We spent a significant part of a precious Saturday away from the children, testing and buying a unisex bicycle at Decathlon. What should have been a quick decision based on one visit to the store and some back-end research, managed to spin itself into many evenings and weekends until I am sure the folks in the bike section were heartily sick and tired of S trying out every bike on display and meandering slowly through all the aisles until he knew whether he liked it or not. That I was a disinterested observer pretending to be enthusiastic must have been evident to all :) My interest levels which had been high to begin with dwindled with every dinner-table discussion, argument and store visit until I said, let's just get this over and done with. 
As it happened, we had almost decided on what to buy when I spotted another make which, at Rs 2000 extra, offered more benefits - cushioned seat, thicker tyres, better looks (though S disagreed) and was far more comfortable for me to ride. So finally I ended up deciding what we would get. We picked up the accessories, paid over the hefty sum charged, got the bike tuned and then huffed and puffed for 20 minutes to push it into the car! We drove back with me grasping the front tires of the bike so that it wouldn't interfere with the gear operation.
Got back home and had just settled down with some chai when S informed me that the gears aren't working! Of course, this was arbitrarily blamed on me - apparently I had been too impatient to leave and he had not tested the gears properly in the store!

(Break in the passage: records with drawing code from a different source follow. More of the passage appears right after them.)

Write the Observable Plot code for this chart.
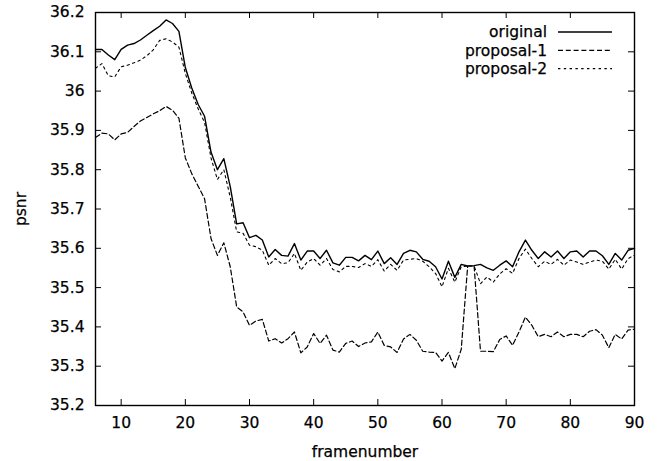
<!DOCTYPE html>
<html>
<head>
<meta charset="utf-8">
<script src="https://cdn.jsdelivr.net/npm/d3@7"></script>
<script src="https://cdn.jsdelivr.net/npm/@observablehq/plot@0.6"></script>
<style>
  html, body { margin: 0; padding: 0; background: #fff; }
  #chart { width: 658px; height: 461px; overflow: hidden; }
  #chart svg text { stroke: #000; stroke-width: 0.25px; }
</style>
</head>
<body>
<div id="chart"></div>
<script>
const frames = [6,7,8,9,10,11,12,13,14,15,16,17,18,19,20,21,22,23,24,25,26,27,28,29,30,31,32,33,34,35,36,37,38,39,40,41,42,43,44,45,46,47,48,49,50,51,52,53,54,55,56,57,58,59,60,61,62,63,64,65,66,67,68,69,70,71,72,73,74,75,76,77,78,79,80,81,82,83,84,85,86,87,88,89,90];

const original = [
  36.106, 36.106, 36.092, 36.080, 36.106, 36.117, 36.121, 36.130, 36.142, 36.154,
  36.165, 36.181, 36.172, 36.152, 36.060, 36.008, 35.966, 35.936, 35.845, 35.800,
  35.828, 35.757, 35.662, 35.665, 35.627, 35.633, 35.621, 35.578, 35.597, 35.582,
  35.580, 35.612, 35.570, 35.593, 35.593, 35.574, 35.595, 35.563, 35.557, 35.577,
  35.577, 35.568, 35.582, 35.571, 35.593, 35.561, 35.576, 35.559, 35.587, 35.595,
  35.591, 35.572, 35.567, 35.553, 35.522, 35.567, 35.526, 35.559, 35.555, 35.556,
  35.559, 35.550, 35.544, 35.557, 35.568, 35.553, 35.591, 35.621, 35.595, 35.574,
  35.591, 35.578, 35.593, 35.574, 35.591, 35.593, 35.578, 35.593, 35.593, 35.581,
  35.559, 35.587, 35.570, 35.595, 35.600
];

const proposal1 = [
  35.882, 35.893, 35.891, 35.876, 35.891, 35.895, 35.910, 35.924, 35.933, 35.942,
  35.950, 35.961, 35.951, 35.931, 35.830, 35.790, 35.758, 35.726, 35.625, 35.582,
  35.614, 35.553, 35.451, 35.438, 35.404, 35.415, 35.419, 35.364, 35.370, 35.359,
  35.370, 35.387, 35.334, 35.349, 35.383, 35.358, 35.379, 35.341, 35.336, 35.358,
  35.364, 35.350, 35.359, 35.362, 35.387, 35.353, 35.349, 35.335, 35.369, 35.381,
  35.366, 35.338, 35.336, 35.335, 35.313, 35.335, 35.294, 35.343, 35.555, 35.555,
  35.338, 35.338, 35.337, 35.368, 35.377, 35.353, 35.387, 35.425, 35.404, 35.375,
  35.381, 35.375, 35.387, 35.375, 35.381, 35.381, 35.375, 35.389, 35.393, 35.379,
  35.347, 35.381, 35.369, 35.392, 35.394
];

const proposal2 = [
  36.058, 36.070, 36.039, 36.036, 36.062, 36.066, 36.072, 36.079, 36.090, 36.105,
  36.129, 36.133, 36.125, 36.112, 36.045, 35.995, 35.955, 35.920, 35.830, 35.775,
  35.800, 35.730, 35.642, 35.638, 35.608, 35.604, 35.595, 35.557, 35.574, 35.561,
  35.563, 35.587, 35.544, 35.565, 35.574, 35.557, 35.574, 35.546, 35.540, 35.554,
  35.554, 35.551, 35.561, 35.554, 35.571, 35.542, 35.559, 35.544, 35.570, 35.572,
  35.574, 35.567, 35.553, 35.536, 35.502, 35.549, 35.514, 35.553, 35.555, 35.555,
  35.510, 35.527, 35.514, 35.535, 35.548, 35.536, 35.574, 35.598, 35.574, 35.553,
  35.567, 35.559, 35.572, 35.557, 35.570, 35.565, 35.559, 35.565, 35.570, 35.567,
  35.547, 35.572, 35.547, 35.574, 35.582
];

const seriesNames = ["original", "proposal-1", "proposal-2"];
const xTicks = [10, 20, 30, 40, 50, 60, 70, 80, 90];
const yTicks = [35.2, 35.3, 35.4, 35.5, 35.6, 35.7, 35.8, 35.9, 36.0, 36.1, 36.2];
const yTickLabels = ["35.2", "35.3", "35.4", "35.5", "35.6", "35.7", "35.8", "35.9", "36", "36.1", "36.2"];
const xLabel = "framenumber";
const yLabel = "psnr";

// styles (kept apart from the data)
const W = 658, H = 461;
const M = {left: 95, right: 24, top: 12, bottom: 56};
const innerW = W - M.left - M.right;
const innerH = H - M.top - M.bottom;
const tickLen = 6;
const FONT = "'DejaVu Sans', Verdana, sans-serif";
const FS = 15.5;
const lineStyles = [
  {strokeWidth: 1.4, dash: null},
  {strokeWidth: 1.2, dash: "5,2.8"},
  {strokeWidth: 1.1, dash: "2.4,3.4"}
];

const seriesValues = [original, proposal1, proposal2];
const tables = seriesValues.map((vals, s) =>
  frames.map((f, i) => ({frame: f, value: vals[i], series: seriesNames[s]}))
);

const labelOf = new Map(yTicks.map((t, i) => [t, yTickLabels[i]]));

const chart = Plot.plot({
  width: W,
  height: H,
  marginLeft: M.left,
  marginRight: M.right,
  marginTop: M.top,
  marginBottom: M.bottom,
  style: {fontFamily: FONT, fontSize: FS + "px", color: "#000", background: "#fff", overflow: "visible"},
  x: {domain: [6, 90]},
  y: {domain: [35.2, 36.2]},
  marks: [
    Plot.axisX(xTicks, {tickSize: 0, tickPadding: 11, label: xLabel, labelAnchor: "center", labelOffset: 51, labelArrow: "none", fontSize: FS}),
    Plot.axisY(yTicks, {tickSize: 0, tickPadding: 11, tickFormat: d => labelOf.get(d), label: yLabel, labelAnchor: "center", labelOffset: 81, labelArrow: "none", fontSize: FS}),
    ...tables.map((t, s) => Plot.line(t, {
      x: "frame", y: "value", stroke: "#000",
      strokeWidth: lineStyles[s].strokeWidth,
      strokeDasharray: lineStyles[s].dash
    })),
    Plot.tickX(xTicks, {x: d => d, insetTop: innerH - tickLen, stroke: "#000"}),
    Plot.tickX(xTicks, {x: d => d, insetBottom: innerH - tickLen, stroke: "#000"}),
    Plot.tickY(yTicks, {y: d => d, insetRight: innerW - tickLen, stroke: "#000"}),
    Plot.tickY(yTicks, {y: d => d, insetLeft: innerW - tickLen, stroke: "#000"}),
    Plot.frame({stroke: "#000", strokeWidth: 1.4})
  ]
});

// legend (top-right, inside the frame)
const svg = d3.select(chart);
const lg = svg.append("g").attr("font-family", FONT).attr("font-size", FS).attr("fill", "#000");
seriesNames.forEach((name, i) => {
  const y = 32 + i * 18.3;
  lg.append("text")
    .attr("x", 547).attr("y", y).attr("dy", "0.35em")
    .attr("text-anchor", "end")
    .text(name);
  lg.append("line")
    .attr("x1", 558).attr("x2", 612).attr("y1", y).attr("y2", y)
    .attr("stroke", "#000")
    .attr("stroke-width", lineStyles[i].strokeWidth)
    .attr("stroke-dasharray", lineStyles[i].dash);
});

document.getElementById("chart").appendChild(chart);
</script>
</body>
</html>
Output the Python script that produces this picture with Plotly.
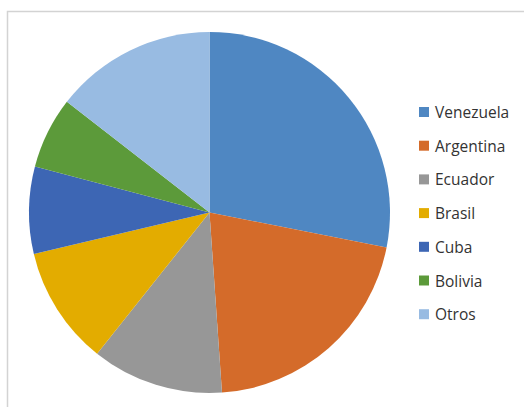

It's pretty amazing how the blame for random things gets pinned onto me!
Dropped the kids off at mom's again, struggled for another 15 minutes squeezing the bike into the car and drove to the store with handlebars digging into my thigh - thankfully I had enough and more cushioning :) Once the gears were fixed, I drove the car back while S opted to ride back. I left him behind with some trepidation. Will he be able to manage himself on a bicycle after so many years, on potholed roads shared with with crazy drivers and stray dogs? I heaved a big sigh of relief when he got home. Worrying over kids is par for the course but having to worry about the husband is just plain annoying!
This is not the way I like to spend the treasured weekend. But the evident pleasure of the husband as he rode the bike next morning, not to mention the benefits to his knee, made up for it. Apparently father and kids are going to bike together every weekend from now on :) 

Monday 13 January 2014

Singapore, Ads and me

Ads has heard a lot about Singapore from his friends and relatives. So he was excited to holiday there. He claims our recent holiday was the best one he’s ever had...ask him which place he liked more, Bali or Singapore, and there is no doubt in his mind. Singapore wins hands down. He said Bali is a place he’d like to visit but Singapore is where he would like to live! There goes my city kid :( 
His standard answer when people ask him what he did in Bali – temple temple beach restaurant, temple temple beach restaurant. Put that way, it doesn’t sound very appealing, does it? :))
Now, as for me...I admire Singapore. I don’t really like it. Don’t ask me why! But I will attempt a garbled answer. Reason #1 is probably that I can be a contrarian at times...if enough people tell me something is fabulous, you can be sure I will hate it! And enough and more people have told me that Singapore is fabulous over the last 15 years for me to be highly sceptical. Is that a good enough reason? :)
Seriously though, I accept that it’s a pretty good place – its clean, safe, disciplined etc etc. The humid weather freaks me out but I really do understand why people would like it. But as S aptly put it, it’s a place that is frustratingly predictable! And I think what that means is that we like a little (or a lot!) of chaos and randomness in our lives which is something that’s missing in Singapore. And that’s why I find it boring, and that’s my reason #2.
Am I coming off as someone difficult to please? Or one of those people who go to Agra and deliberately do not visit the Taj Mahal, because hey, that’s what all the tourists do? :)
The one reason I’d live in Singapore? It’s a truly fantastic base for exploring Southeast and East Asia. Give us 3 years and I promise there won’t be a country we don’t visit :)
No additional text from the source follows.